- _TASK TO CARRY OUT_
Quote the data below in full, minus the images.

- - - -

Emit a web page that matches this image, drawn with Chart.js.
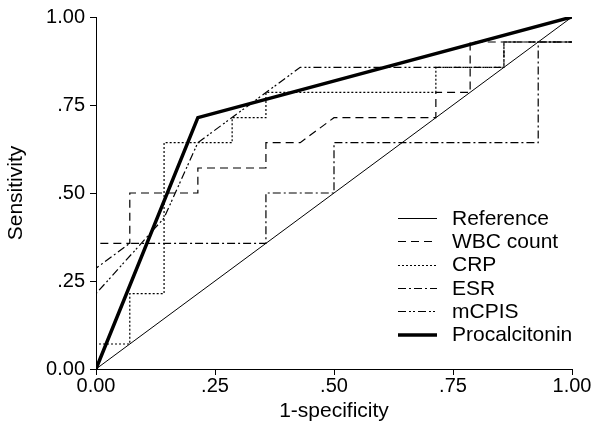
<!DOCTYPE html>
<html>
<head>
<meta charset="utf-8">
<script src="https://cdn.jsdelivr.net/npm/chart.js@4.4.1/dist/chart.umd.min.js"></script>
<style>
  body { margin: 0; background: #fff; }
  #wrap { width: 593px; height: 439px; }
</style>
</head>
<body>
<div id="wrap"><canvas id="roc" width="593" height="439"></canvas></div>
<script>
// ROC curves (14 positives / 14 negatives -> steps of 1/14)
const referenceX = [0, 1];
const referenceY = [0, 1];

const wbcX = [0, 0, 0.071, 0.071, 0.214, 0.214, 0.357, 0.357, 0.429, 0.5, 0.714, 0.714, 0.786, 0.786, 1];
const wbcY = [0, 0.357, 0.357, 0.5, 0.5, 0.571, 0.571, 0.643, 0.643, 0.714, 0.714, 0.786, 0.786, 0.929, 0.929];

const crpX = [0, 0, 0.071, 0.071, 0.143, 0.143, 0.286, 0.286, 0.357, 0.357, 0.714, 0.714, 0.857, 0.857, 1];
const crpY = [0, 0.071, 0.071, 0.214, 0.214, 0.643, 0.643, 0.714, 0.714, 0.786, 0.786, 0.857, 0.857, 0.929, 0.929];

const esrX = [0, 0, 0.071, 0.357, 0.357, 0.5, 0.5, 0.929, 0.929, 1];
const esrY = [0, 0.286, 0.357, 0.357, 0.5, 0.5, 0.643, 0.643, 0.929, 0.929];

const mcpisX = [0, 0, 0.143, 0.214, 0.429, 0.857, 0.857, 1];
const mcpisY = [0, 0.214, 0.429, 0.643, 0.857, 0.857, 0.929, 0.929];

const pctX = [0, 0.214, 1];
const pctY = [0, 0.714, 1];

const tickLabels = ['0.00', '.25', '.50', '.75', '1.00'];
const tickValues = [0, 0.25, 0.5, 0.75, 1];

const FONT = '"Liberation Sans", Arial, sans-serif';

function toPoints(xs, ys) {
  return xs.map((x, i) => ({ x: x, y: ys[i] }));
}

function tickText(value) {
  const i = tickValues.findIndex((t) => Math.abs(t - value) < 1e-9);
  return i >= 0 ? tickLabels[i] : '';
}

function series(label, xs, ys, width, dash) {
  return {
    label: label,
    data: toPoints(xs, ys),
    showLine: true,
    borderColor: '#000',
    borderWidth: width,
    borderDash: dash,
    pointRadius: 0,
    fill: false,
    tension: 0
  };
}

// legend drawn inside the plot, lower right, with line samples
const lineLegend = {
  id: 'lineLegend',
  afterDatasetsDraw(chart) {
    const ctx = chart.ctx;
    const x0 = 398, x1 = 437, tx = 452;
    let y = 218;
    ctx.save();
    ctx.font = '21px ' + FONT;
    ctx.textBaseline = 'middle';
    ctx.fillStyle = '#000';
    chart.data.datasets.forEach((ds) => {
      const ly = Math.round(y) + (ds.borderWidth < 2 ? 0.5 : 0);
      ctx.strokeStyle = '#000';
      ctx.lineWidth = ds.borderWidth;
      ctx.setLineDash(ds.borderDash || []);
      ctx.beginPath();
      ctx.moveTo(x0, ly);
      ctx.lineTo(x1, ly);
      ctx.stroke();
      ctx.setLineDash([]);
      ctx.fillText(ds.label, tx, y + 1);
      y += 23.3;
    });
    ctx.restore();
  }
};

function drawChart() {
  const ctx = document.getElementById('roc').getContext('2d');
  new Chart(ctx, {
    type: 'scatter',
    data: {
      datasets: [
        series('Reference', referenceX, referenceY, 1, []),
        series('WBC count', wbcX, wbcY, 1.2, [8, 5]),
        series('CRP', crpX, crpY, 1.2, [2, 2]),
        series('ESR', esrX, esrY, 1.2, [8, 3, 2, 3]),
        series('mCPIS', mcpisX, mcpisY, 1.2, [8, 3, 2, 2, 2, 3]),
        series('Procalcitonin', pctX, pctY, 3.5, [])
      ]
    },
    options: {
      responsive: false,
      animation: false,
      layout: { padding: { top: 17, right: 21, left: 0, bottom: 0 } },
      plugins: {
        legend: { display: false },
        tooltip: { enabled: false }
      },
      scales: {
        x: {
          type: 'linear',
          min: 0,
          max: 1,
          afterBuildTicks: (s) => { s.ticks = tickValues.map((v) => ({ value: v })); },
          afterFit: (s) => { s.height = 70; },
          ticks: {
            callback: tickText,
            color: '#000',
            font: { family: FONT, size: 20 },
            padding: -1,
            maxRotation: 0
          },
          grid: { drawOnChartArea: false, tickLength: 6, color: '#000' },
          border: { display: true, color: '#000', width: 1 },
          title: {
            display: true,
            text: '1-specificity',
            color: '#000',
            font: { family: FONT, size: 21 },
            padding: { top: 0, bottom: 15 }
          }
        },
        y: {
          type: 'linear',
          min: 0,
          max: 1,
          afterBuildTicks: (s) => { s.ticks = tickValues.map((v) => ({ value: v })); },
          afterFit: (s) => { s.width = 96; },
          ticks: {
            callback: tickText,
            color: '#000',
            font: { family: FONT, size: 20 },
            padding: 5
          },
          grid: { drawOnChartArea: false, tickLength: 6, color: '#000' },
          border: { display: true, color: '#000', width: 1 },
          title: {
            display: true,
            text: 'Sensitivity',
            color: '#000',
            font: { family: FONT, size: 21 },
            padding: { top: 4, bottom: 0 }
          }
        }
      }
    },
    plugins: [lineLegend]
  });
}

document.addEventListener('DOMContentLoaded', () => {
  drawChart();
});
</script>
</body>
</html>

- - - -

- _FINAL RESULT_
Emit a web page that matches this image, drawn with Chart.js.
<!DOCTYPE html>
<html>
<head>
<meta charset="utf-8">
<script src="https://cdn.jsdelivr.net/npm/chart.js@4.4.1/dist/chart.umd.min.js"></script>
<style>
  body { margin: 0; background: #fff; }
  #wrap { width: 593px; height: 439px; }
</style>
</head>
<body>
<div id="wrap"><canvas id="roc" width="593" height="439"></canvas></div>
<script>
// ROC curves (14 positives / 14 negatives -> steps of 1/14)
const referenceX = [0, 1];
const referenceY = [0, 1];

const wbcX = [0, 0, 0.071, 0.071, 0.214, 0.214, 0.357, 0.357, 0.429, 0.5, 0.714, 0.714, 0.786, 0.786, 1];
const wbcY = [0, 0.357, 0.357, 0.5, 0.5, 0.571, 0.571, 0.643, 0.643, 0.714, 0.714, 0.786, 0.786, 0.929, 0.929];

const crpX = [0, 0, 0.071, 0.071, 0.143, 0.143, 0.286, 0.286, 0.357, 0.357, 0.714, 0.714, 0.857, 0.857, 1];
const crpY = [0, 0.071, 0.071, 0.214, 0.214, 0.643, 0.643, 0.714, 0.714, 0.786, 0.786, 0.857, 0.857, 0.929, 0.929];

const esrX = [0, 0, 0.071, 0.357, 0.357, 0.5, 0.5, 0.929, 0.929, 1];
const esrY = [0, 0.286, 0.357, 0.357, 0.5, 0.5, 0.643, 0.643, 0.929, 0.929];

const mcpisX = [0, 0, 0.143, 0.214, 0.429, 0.857, 0.857, 1];
const mcpisY = [0, 0.214, 0.429, 0.643, 0.857, 0.857, 0.929, 0.929];

const pctX = [0, 0.214, 1];
const pctY = [0, 0.714, 1];

const tickLabels = ['0.00', '.25', '.50', '.75', '1.00'];
const tickValues = [0, 0.25, 0.5, 0.75, 1];

const FONT = '"Liberation Sans", Arial, sans-serif';

function toPoints(xs, ys) {
  return xs.map((x, i) => ({ x: x, y: ys[i] }));
}

function tickText(value) {
  const i = tickValues.findIndex((t) => Math.abs(t - value) < 1e-9);
  return i >= 0 ? tickLabels[i] : '';
}

function series(label, xs, ys, width, dash) {
  return {
    label: label,
    data: toPoints(xs, ys),
    showLine: true,
    borderColor: '#000',
    borderWidth: width,
    borderDash: dash,
    pointRadius: 0,
    fill: false,
    tension: 0
  };
}

// legend drawn inside the plot, lower right, with line samples
const lineLegend = {
  id: 'lineLegend',
  afterDatasetsDraw(chart) {
    const ctx = chart.ctx;
    const x0 = 398, x1 = 437, tx = 452;
    let y = 218;
    ctx.save();
    ctx.font = '21px ' + FONT;
    ctx.textBaseline = 'middle';
    ctx.fillStyle = '#000';
    chart.data.datasets.forEach((ds) => {
      const ly = Math.round(y) + (ds.borderWidth < 2 ? 0.5 : 0);
      ctx.strokeStyle = '#000';
      ctx.lineWidth = ds.borderWidth;
      ctx.setLineDash(ds.borderDash || []);
      ctx.beginPath();
      ctx.moveTo(x0, ly);
      ctx.lineTo(x1, ly);
      ctx.stroke();
      ctx.setLineDash([]);
      ctx.fillText(ds.label, tx, y + 1);
      y += 23.3;
    });
    ctx.restore();
  }
};

function drawChart() {
  const ctx = document.getElementById('roc').getContext('2d');
  new Chart(ctx, {
    type: 'scatter',
    data: {
      datasets: [
        series('Reference', referenceX, referenceY, 1, []),
        series('WBC count', wbcX, wbcY, 1.2, [8, 5]),
        series('CRP', crpX, crpY, 1.2, [2, 2]),
        series('ESR', esrX, esrY, 1.2, [8, 3, 2, 3]),
        series('mCPIS', mcpisX, mcpisY, 1.2, [8, 3, 2, 2, 2, 3]),
        series('Procalcitonin', pctX, pctY, 3.5, [])
      ]
    },
    options: {
      responsive: false,
      animation: false,
      layout: { padding: { top: 17, right: 21, left: 0, bottom: 0 } },
      plugins: {
        legend: { display: false },
        tooltip: { enabled: false }
      },
      scales: {
        x: {
          type: 'linear',
          min: 0,
          max: 1,
          afterBuildTicks: (s) => { s.ticks = tickValues.map((v) => ({ value: v })); },
          afterFit: (s) => { s.height = 70; },
          ticks: {
            callback: tickText,
            color: '#000',
            font: { family: FONT, size: 20 },
            padding: -1,
            maxRotation: 0
          },
          grid: { drawOnChartArea: false, tickLength: 6, color: '#000' },
          border: { display: true, color: '#000', width: 1 },
          title: {
            display: true,
            text: '1-specificity',
            color: '#000',
            font: { family: FONT, size: 21 },
            padding: { top: 0, bottom: 15 }
          }
        },
        y: {
          type: 'linear',
          min: 0,
          max: 1,
          afterBuildTicks: (s) => { s.ticks = tickValues.map((v) => ({ value: v })); },
          afterFit: (s) => { s.width = 96; },
          ticks: {
            callback: tickText,
            color: '#000',
            font: { family: FONT, size: 20 },
            padding: 5
          },
          grid: { drawOnChartArea: false, tickLength: 6, color: '#000' },
          border: { display: true, color: '#000', width: 1 },
          title: {
            display: true,
            text: 'Sensitivity',
            color: '#000',
            font: { family: FONT, size: 21 },
            padding: { top: 4, bottom: 0 }
          }
        }
      }
    },
    plugins: [lineLegend]
  });
}

document.addEventListener('DOMContentLoaded', () => {
  drawChart();
});
</script>
</body>
</html>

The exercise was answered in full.